In Alabama, Medicaid doesn’t cover care by professional midwives. Out-of-pocket costs for midwives can average around $5,000.
A lack of Medicaid coverage keeps midwives like Mitchell from being able to take on low-income clients unless she finds a revenue stream that would pay for their care.
Midwifery – once the only choice for poor Alabamians, and for Black Alabamians who weren’t allowed into white hospitals – is no longer an option for low-income people.
“Midwifery had this stark transition in Alabama from primarily what they called ‘granny midwives’ to something that is now more associated with affluence,” said Mitchell. “I believe it is the highest level of care you can get, but it’s something now associated with folks who can pay for it.”

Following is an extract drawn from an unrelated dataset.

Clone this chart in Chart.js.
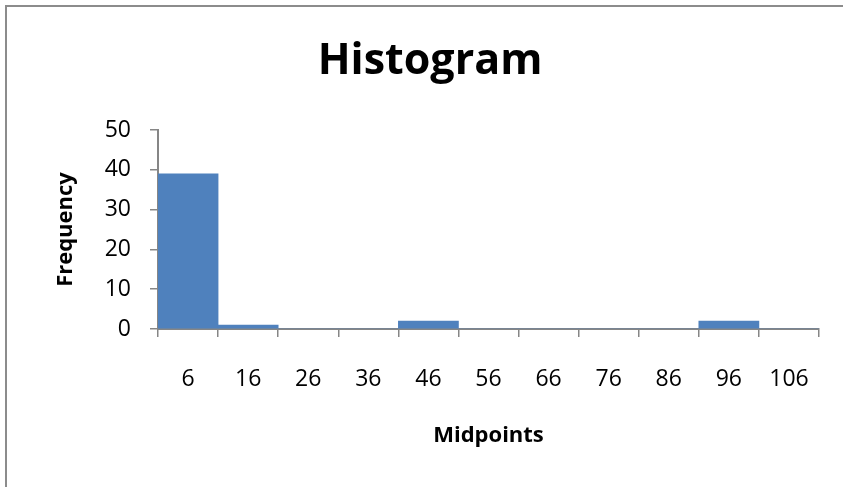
<!DOCTYPE html>
<html>
<head>
<meta charset="utf-8">
<title>Histogram</title>
<script src="https://cdn.jsdelivr.net/npm/chart.js@4"></script>
<style>
  body { margin: 0; background: #fff; }
  #wrap { position: relative; width: 843px; height: 487px; overflow: hidden; }
  /* chart frame, only its top and left edges show */
  #frame {
    position: absolute; left: 5px; top: 5px; width: 900px; height: 600px;
    border-top: 2px solid #8c8c8c; border-left: 2px solid #8c8c8c;
  }
  canvas { position: absolute; left: 0; top: 0; }
</style>
</head>
<body>
<div id="wrap">
  <div id="frame"></div>
  <canvas id="histo" width="843" height="487"></canvas>
</div>
<script>
// bins and counts
const midpoints = ["6", "16", "26", "36", "46", "56", "66", "76", "86", "96", "106"];
const frequency = [39, 1, 0, 0, 2, 0, 0, 0, 0, 2, 0];
const yTicks = [0, 10, 20, 30, 40, 50];

const axisGray = "#868686";
const fontFam = "'Open Sans', sans-serif";

document.addEventListener("DOMContentLoaded", function () {
  const ctx = document.getElementById("histo").getContext("2d");

  new Chart(ctx, {
    type: "bar",
    data: {
      labels: midpoints,
      datasets: [{
        label: "Frequency",
        data: frequency,
        backgroundColor: "#4F81BD",
        borderWidth: 0,
        barPercentage: 1,
        categoryPercentage: 1,
      }],
    },
    options: {
      responsive: false,
      animation: false,
      layout: { padding: { left: 41, right: 24, top: 0, bottom: 0 } },
      plugins: {
        legend: { display: false },
        tooltip: { enabled: false },
        title: {
          display: true,
          text: "Histogram",
          color: "#000",
          font: { family: fontFam, size: 43, weight: "bold" },
          padding: { top: 36, bottom: 42.4 },
        },
      },
      scales: {
        x: {
          grid: {
            drawOnChartArea: false,
            drawTicks: true,
            tickLength: 8,
            color: axisGray,
            lineWidth: 1.5,
          },
          border: { display: true, color: axisGray, width: 2 },
          ticks: {
            color: "#000",
            padding: 29,
            maxRotation: 0,
            autoSkip: false,
            font: { family: fontFam, size: 23 },
          },
          title: {
            display: true,
            text: "Midpoints",
            color: "#000",
            font: { family: fontFam, size: 22, weight: "bold" },
            padding: { top: 0, bottom: 38 },
          },
          afterFit: function (scale) { scale.height = 158; },
        },
        y: {
          min: 0,
          max: 50,
          grid: {
            drawOnChartArea: false,
            drawTicks: true,
            tickLength: 8,
            color: axisGray,
            lineWidth: 1.5,
          },
          border: { display: true, color: axisGray, width: 2 },
          afterBuildTicks: function (scale) {
            scale.ticks = yTicks.map(function (v) { return { value: v }; });
          },
          ticks: {
            color: "#000",
            padding: 19,
            font: { family: fontFam, size: 23 },
          },
          title: {
            display: true,
            text: "Frequency",
            color: "#000",
            font: { family: fontFam, size: 22, weight: "bold" },
            padding: { top: 12, bottom: 0 },
          },
          afterFit: function (scale) { scale.width = 117; },
        },
      },
    },
  });
});
</script>
</body>
</html>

She’s considered turning The Birth Sanctuary into a nonprofit, but ultimately wants to see Medicaid and other insurance providers cover services like hers.
Building The Birth Sanctuary in Alabama’s Black Belt has been a labor of love. For Mitchell, it’s a way to reconnect Alabama with birth traditions that go back generations.
It’s also the way she believes she can help improve maternity care in an under-resourced area of a state with historically high rates of infant and maternal mortality, and poor maternal health outcomes. Gainesville is nearly 50 miles from the nearest hospital with a labor and delivery department.
Mitchell said she’s not intimidated by the barriers still facing her or the birth center.
“It never crossed my mind not to do it,” she said. “I’m not going to wait for somebody else. I am somebody else.”